[Objective] List each line of the data that holds the word "LaTeX".

[Data supplied]
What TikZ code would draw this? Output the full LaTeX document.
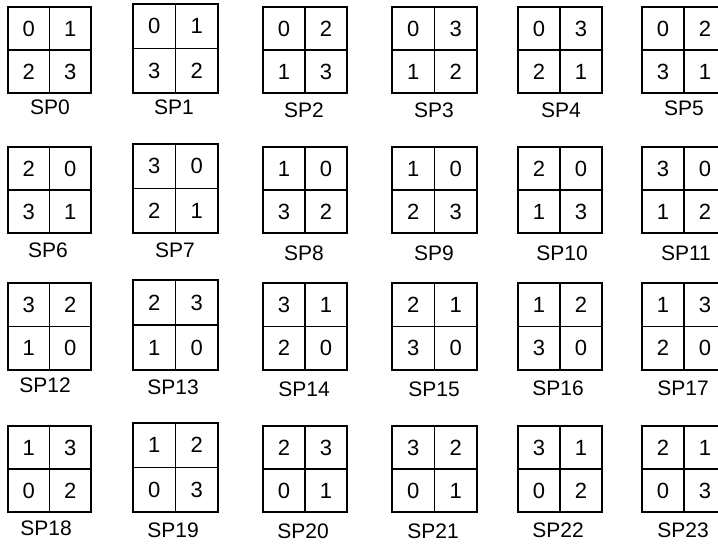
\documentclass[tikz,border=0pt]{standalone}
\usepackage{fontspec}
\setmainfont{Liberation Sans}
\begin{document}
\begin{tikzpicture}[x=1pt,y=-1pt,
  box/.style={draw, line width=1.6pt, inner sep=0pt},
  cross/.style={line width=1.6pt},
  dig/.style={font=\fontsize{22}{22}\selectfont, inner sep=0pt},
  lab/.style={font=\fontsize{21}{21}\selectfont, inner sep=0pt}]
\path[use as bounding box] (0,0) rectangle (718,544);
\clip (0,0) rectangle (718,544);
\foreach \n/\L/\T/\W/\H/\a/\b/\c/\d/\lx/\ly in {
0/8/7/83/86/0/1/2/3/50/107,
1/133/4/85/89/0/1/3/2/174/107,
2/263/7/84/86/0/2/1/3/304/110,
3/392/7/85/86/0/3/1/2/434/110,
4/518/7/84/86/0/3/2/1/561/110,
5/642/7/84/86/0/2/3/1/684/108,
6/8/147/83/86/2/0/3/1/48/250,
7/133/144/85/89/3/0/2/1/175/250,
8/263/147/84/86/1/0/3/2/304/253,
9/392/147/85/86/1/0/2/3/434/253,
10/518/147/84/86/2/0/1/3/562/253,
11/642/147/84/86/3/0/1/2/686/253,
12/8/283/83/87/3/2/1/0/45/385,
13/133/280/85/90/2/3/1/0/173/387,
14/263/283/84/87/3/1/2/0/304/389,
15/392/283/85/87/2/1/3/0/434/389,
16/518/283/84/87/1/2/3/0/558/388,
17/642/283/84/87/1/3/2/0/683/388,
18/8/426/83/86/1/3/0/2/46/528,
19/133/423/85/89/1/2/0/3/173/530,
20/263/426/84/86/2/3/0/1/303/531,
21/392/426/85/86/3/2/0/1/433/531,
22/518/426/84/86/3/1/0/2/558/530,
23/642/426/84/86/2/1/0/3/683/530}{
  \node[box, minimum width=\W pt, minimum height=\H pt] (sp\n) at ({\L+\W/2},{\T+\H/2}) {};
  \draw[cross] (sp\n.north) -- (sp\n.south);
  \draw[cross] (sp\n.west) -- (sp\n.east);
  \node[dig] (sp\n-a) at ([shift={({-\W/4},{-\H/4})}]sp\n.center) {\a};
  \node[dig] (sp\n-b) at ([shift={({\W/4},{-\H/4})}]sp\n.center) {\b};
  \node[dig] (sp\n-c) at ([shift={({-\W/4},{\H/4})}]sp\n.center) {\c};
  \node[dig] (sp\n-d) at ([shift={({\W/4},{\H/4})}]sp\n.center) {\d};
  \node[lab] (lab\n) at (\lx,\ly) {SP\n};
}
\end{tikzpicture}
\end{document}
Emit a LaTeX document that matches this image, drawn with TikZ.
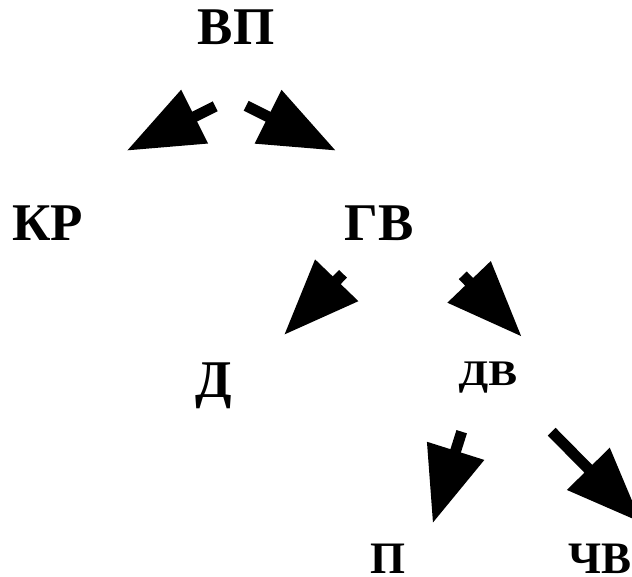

[Written reply]
What TikZ code would draw this? Output the full LaTeX document.
Emit a LaTeX document that matches this image, drawn with TikZ.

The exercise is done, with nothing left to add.